Burning an ISO image to CD is easy, but the process differs slightly from burning your ordinary files to a CD. How to do it will depend on your operating system and the burning software that you use. For example, if you’re running Linux then you can use software like K3b or Brasero. On Windows, try ISO Recorder.
Running Linux from the USB/CD
Once you have the ISO image burned to a CD, just pop that CD in your CD-ROM drive and restart your computer. When your computer starts, it should boot from the CD.
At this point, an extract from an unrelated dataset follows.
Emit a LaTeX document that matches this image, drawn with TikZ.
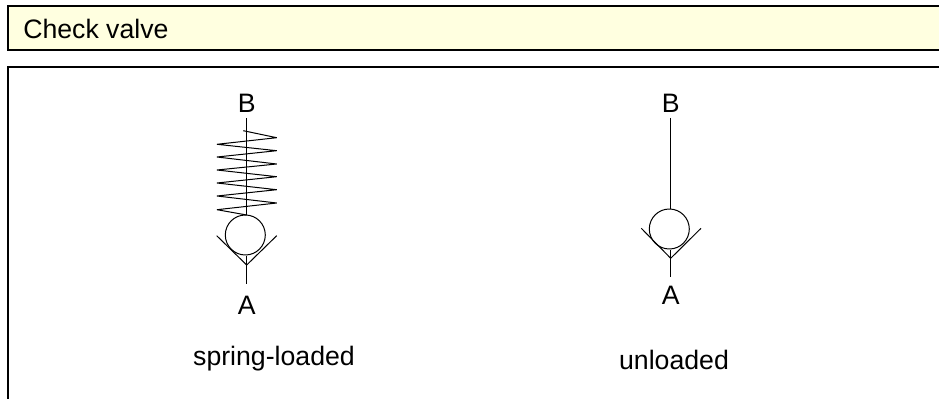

On start up, the Linux distribution will try to detect your hardware – everything from the video and sound cards, the network card, and even wireless. How well or badly a Live CD does this depends on the Linux distribution and the age of your hardware. Usually, it will detect everything. Wireless can be tricky, if only because some Linux Live CDs don’t include wireless drivers.
From there, you can fiddle around with Linux to your heart’s content. You can use the bundled software, work at the command line, and change the look and feel of the user interface. But remember that the Live CD version of a Linux distribution will start and run slower than one installed on a hard drive. That’s because the software is loaded into memory and anything else is read off the CD which takes time. But you get a good idea of what Linux is like and what it can do.
The best thing about using a Live CD is that you can test as many different Linux distributions as you like. This gives you a chance to find one that fits your bill. It’s easy, and all you need to do is download some ISO files and burn a few CDs.